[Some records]
- - - - - - -
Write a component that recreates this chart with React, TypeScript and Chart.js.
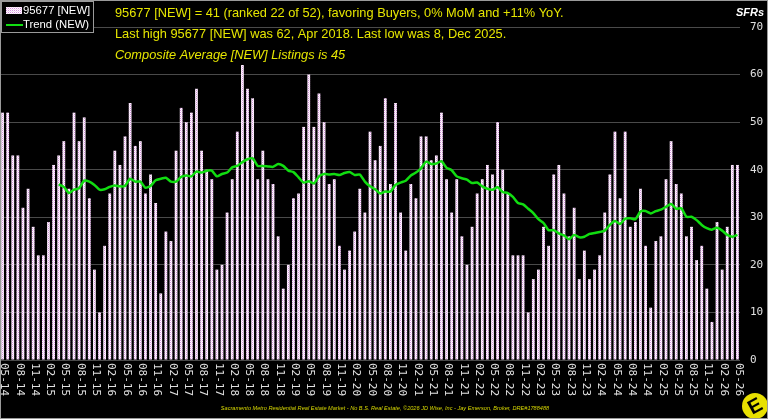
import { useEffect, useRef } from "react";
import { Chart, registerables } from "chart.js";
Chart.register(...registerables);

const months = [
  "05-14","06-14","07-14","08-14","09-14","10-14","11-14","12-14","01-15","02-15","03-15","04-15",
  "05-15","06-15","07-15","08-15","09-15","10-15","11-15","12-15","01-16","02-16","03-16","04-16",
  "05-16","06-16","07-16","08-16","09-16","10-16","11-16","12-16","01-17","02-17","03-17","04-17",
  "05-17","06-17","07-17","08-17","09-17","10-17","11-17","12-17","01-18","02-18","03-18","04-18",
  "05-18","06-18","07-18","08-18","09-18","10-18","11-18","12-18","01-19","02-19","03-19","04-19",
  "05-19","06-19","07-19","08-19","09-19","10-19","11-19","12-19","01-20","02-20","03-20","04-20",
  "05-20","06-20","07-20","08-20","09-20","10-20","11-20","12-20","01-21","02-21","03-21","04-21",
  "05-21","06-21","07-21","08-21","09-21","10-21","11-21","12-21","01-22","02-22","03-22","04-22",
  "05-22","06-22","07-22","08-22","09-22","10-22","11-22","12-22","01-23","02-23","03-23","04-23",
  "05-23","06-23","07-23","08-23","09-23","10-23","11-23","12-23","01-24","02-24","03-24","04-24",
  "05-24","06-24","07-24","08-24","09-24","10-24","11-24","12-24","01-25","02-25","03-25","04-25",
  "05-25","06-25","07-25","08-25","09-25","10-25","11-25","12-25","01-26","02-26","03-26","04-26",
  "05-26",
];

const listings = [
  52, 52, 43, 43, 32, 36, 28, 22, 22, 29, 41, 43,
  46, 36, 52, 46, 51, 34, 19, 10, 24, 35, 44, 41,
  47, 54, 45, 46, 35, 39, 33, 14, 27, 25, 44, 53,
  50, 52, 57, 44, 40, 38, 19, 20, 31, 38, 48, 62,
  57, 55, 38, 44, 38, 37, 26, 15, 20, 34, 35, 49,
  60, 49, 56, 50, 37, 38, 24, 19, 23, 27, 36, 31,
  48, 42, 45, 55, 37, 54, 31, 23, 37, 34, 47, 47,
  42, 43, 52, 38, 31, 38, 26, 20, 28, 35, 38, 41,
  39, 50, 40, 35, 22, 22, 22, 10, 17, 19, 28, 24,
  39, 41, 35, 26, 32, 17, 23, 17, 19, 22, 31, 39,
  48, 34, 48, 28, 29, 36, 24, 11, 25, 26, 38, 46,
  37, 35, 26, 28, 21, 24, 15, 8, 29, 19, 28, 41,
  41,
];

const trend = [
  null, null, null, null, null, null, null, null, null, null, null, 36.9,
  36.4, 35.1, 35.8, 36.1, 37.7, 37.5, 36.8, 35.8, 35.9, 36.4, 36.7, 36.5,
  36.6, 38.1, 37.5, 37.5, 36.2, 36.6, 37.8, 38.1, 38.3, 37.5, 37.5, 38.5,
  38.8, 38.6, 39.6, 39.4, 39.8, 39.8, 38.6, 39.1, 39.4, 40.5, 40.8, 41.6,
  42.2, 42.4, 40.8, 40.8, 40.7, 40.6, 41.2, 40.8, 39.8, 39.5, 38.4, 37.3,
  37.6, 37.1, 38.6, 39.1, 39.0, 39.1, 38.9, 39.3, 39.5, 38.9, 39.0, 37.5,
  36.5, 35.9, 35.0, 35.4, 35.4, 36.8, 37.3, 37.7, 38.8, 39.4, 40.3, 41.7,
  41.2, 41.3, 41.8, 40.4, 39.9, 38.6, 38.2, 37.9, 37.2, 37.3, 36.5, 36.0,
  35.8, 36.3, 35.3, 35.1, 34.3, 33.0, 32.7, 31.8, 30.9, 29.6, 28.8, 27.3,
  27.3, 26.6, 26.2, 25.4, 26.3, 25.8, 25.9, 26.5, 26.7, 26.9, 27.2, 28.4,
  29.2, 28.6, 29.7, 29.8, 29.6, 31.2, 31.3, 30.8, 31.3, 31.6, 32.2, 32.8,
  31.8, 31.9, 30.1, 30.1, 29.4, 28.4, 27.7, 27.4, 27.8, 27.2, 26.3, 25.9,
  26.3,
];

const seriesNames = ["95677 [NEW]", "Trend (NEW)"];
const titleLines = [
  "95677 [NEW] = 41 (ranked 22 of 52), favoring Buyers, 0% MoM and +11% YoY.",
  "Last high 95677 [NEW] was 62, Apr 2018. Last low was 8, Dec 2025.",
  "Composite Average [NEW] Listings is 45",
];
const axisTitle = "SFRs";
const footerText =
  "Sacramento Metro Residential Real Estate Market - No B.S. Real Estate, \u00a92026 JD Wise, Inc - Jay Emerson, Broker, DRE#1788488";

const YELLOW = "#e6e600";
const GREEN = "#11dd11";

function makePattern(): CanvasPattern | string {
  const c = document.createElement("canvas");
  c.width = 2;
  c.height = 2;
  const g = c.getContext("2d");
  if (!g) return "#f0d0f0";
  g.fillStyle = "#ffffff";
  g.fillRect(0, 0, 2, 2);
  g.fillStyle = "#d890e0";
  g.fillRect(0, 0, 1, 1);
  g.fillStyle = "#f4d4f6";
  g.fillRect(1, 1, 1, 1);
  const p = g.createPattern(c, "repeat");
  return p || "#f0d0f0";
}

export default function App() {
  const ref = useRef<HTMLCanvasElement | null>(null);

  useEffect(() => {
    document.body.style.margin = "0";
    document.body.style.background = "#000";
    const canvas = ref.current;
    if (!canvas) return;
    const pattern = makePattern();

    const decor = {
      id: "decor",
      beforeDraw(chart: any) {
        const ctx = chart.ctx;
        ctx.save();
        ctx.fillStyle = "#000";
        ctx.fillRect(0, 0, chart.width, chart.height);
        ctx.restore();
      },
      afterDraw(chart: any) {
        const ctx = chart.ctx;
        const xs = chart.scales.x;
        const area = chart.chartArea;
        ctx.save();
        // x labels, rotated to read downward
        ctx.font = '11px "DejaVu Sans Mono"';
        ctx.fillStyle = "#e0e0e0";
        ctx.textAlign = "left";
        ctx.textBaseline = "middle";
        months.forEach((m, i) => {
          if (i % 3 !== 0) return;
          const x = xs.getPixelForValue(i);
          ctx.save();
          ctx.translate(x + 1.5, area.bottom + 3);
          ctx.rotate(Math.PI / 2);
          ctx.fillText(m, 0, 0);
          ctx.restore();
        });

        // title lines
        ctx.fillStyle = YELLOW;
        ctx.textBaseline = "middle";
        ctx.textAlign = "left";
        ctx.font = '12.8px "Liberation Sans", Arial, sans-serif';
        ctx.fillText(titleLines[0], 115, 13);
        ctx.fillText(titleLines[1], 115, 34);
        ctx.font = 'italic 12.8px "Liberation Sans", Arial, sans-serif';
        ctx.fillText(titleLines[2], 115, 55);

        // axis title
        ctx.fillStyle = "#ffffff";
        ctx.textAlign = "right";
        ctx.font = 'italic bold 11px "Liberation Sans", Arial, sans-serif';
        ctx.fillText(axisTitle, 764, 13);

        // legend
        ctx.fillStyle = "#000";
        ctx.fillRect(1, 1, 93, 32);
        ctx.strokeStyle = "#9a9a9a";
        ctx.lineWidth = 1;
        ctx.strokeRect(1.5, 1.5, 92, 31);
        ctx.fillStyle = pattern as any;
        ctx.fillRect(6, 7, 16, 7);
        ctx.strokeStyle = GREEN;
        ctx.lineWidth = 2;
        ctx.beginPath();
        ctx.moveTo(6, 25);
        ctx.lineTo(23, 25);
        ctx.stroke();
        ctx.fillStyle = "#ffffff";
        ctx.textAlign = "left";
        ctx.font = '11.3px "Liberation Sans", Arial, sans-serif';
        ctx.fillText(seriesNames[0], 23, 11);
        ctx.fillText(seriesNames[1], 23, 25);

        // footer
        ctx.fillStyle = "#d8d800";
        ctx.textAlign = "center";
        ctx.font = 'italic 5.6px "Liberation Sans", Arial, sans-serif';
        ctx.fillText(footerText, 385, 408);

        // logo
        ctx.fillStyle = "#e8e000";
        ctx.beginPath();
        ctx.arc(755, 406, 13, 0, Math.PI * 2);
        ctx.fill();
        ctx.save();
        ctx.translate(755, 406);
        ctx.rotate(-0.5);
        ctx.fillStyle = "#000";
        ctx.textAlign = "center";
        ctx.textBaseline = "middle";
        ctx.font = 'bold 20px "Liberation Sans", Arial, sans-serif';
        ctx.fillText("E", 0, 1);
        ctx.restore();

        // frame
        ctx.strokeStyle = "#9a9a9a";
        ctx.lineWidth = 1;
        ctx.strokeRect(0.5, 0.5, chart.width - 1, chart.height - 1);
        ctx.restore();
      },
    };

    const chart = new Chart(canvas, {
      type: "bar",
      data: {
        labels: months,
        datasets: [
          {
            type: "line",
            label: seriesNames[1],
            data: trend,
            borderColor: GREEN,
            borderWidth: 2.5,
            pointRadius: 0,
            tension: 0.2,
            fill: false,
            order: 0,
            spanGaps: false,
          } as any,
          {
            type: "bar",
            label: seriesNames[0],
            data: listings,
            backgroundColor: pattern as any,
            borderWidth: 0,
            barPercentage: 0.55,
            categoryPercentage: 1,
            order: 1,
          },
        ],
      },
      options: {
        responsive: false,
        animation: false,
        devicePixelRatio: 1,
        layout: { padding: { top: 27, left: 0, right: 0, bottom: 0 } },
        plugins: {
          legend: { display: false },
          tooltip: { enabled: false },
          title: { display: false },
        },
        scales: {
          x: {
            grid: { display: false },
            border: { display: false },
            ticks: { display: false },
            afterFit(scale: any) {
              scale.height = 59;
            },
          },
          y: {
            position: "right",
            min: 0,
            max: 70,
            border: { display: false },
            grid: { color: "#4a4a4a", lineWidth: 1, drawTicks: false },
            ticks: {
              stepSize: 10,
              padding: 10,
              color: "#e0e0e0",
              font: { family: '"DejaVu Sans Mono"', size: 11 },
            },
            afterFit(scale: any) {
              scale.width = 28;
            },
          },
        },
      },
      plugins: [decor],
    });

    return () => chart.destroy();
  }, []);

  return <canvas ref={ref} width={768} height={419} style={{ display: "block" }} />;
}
- - - - - - -
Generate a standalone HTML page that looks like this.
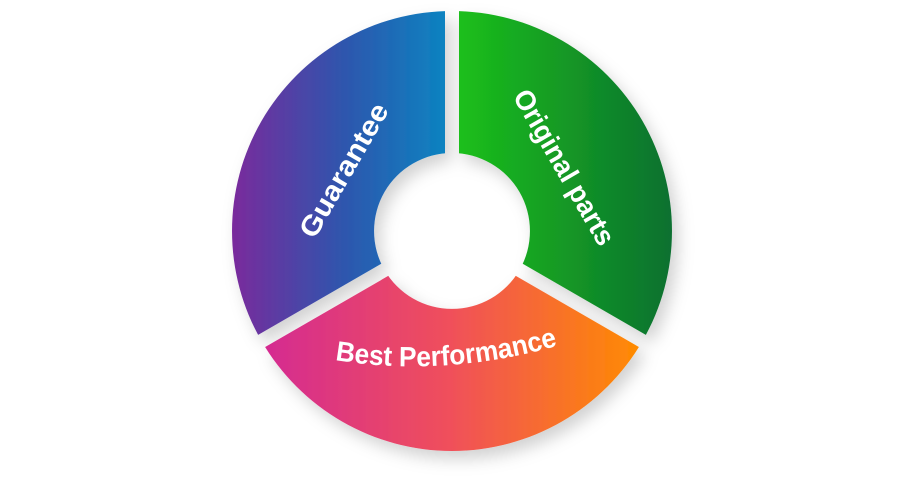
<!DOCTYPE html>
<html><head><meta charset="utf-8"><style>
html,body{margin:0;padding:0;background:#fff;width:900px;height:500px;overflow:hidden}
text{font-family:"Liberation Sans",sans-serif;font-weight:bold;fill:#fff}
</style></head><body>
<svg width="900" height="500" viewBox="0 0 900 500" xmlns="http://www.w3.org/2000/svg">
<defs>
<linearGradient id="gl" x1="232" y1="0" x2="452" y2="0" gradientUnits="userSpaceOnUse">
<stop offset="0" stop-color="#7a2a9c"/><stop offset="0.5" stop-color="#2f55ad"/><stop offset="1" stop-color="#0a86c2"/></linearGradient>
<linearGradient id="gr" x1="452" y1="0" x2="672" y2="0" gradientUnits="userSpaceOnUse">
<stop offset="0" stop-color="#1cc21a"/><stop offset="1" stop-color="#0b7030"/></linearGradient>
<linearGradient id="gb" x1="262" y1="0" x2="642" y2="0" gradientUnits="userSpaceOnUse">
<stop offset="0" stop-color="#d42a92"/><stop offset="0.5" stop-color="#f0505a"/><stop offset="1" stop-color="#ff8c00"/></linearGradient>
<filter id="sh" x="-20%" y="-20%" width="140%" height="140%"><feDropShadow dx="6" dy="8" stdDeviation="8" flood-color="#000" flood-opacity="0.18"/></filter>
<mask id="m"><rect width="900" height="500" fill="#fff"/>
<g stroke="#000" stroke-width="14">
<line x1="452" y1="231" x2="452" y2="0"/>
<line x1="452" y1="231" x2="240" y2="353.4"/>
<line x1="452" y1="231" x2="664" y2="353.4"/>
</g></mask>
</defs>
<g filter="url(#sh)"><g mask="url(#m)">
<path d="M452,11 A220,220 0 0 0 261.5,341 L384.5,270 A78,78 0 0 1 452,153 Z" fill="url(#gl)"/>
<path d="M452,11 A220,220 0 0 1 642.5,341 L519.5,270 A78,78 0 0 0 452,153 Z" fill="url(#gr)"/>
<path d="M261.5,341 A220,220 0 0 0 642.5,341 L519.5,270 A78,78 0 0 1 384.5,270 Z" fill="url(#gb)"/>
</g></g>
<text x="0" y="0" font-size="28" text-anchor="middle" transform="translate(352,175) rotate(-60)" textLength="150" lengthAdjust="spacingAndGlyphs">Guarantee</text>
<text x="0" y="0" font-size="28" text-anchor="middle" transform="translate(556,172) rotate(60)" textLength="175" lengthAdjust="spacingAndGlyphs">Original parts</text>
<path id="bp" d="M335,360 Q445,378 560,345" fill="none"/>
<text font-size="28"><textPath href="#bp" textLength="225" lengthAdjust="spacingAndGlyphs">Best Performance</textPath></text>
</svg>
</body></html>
- - - - - - -
- WHAT IS ASKED
Leave the pictures out and copy exactly the lines from the one with "Write a component" to the one with "Chart.register(...registerables);", both included.

- EXERCISE OUTPUT
Write a component that recreates this chart with React, TypeScript and Chart.js.
import { useEffect, useRef } from "react";
import { Chart, registerables } from "chart.js";
Chart.register(...registerables);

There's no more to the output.